Ontario government working with OHL on plan for 2021 season, Ontario's sport minister says
The Ottawa 67's take centre ice at the renovated Civic Centre, now officially called the TD Place arena Oct. 7,2014. They play their first game at the upgraded rink Oct. 10, 2014.
OTTAWA -- Ontario's minister of heritage, sport, tourism and culture industries suggests Ontario Hockey League teams could return to the ice for a shortened season, with teams playing in hub cities.
The Ottawa 67's and other OHL teams remain sidelined due to the COVID-19 pandemic. A shortened regular season was initially scheduled to begin on Feb. 4, but the date was pushed back.
Speaking with reporters on Friday, Lisa MacLeod said the Ontario government and public health officials continue to work with the OHL on a plan to get the teams back on the ice.
"We are looking at ways that we can get the OHL back up and running, potentially with hub cities, and trying to make sure that there is hockey before the NHL draft season," said MacLeod.
"We're absolutely committed, we're working around the clock to see how this can be done. We know how important the OHL is to the cultural fabric of this province."
Last October, the OHL announced plans for a 40-game regular season running from Feb. 4 through May 8.
The 2019-2020 season was cancelled last March at the start of the COVID-19 pandemic.
"We don't want them to miss a season, but we certainly want to make sure we're abiding by public health and making sure that anything that would be approved would be in the best interest and best health and safety, not only of the province but also those young athletes," said MacLeod.
She noted that both the NHL and AHL presented a detailed, 600-page proposal to safely return hockey in Ontario during the pandemic.

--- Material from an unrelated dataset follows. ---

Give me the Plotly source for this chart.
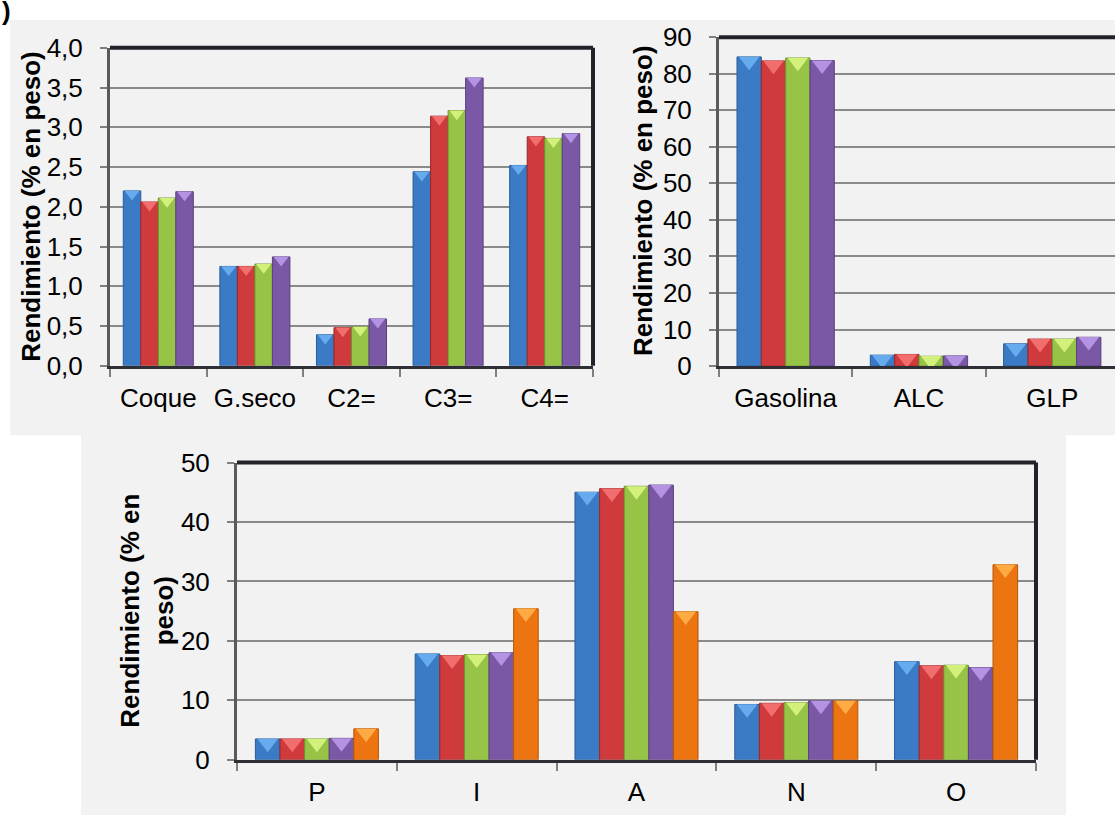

MacLeod was asked what health metrics would be tied to the return of the OHL.
"There are different circumstances, for example in Ottawa, we're in the orange level but our 67's have a secure ice pad and arena that is not shared by the public," she said. "So there are a number different variables – access to rapid testing will be, obviously, very important and then making sure that we maintain the integrity of that hub so that there aren't people coming in and out."
In a statement to CTV News Ottawa, the Ontario Hockey League said, "It is our number one priority to get our players back on the ice safely."
"The league has been working closely with Minister MacLeod and the government on its Return to Play plan and at such time as is appropriate we will provide further comment."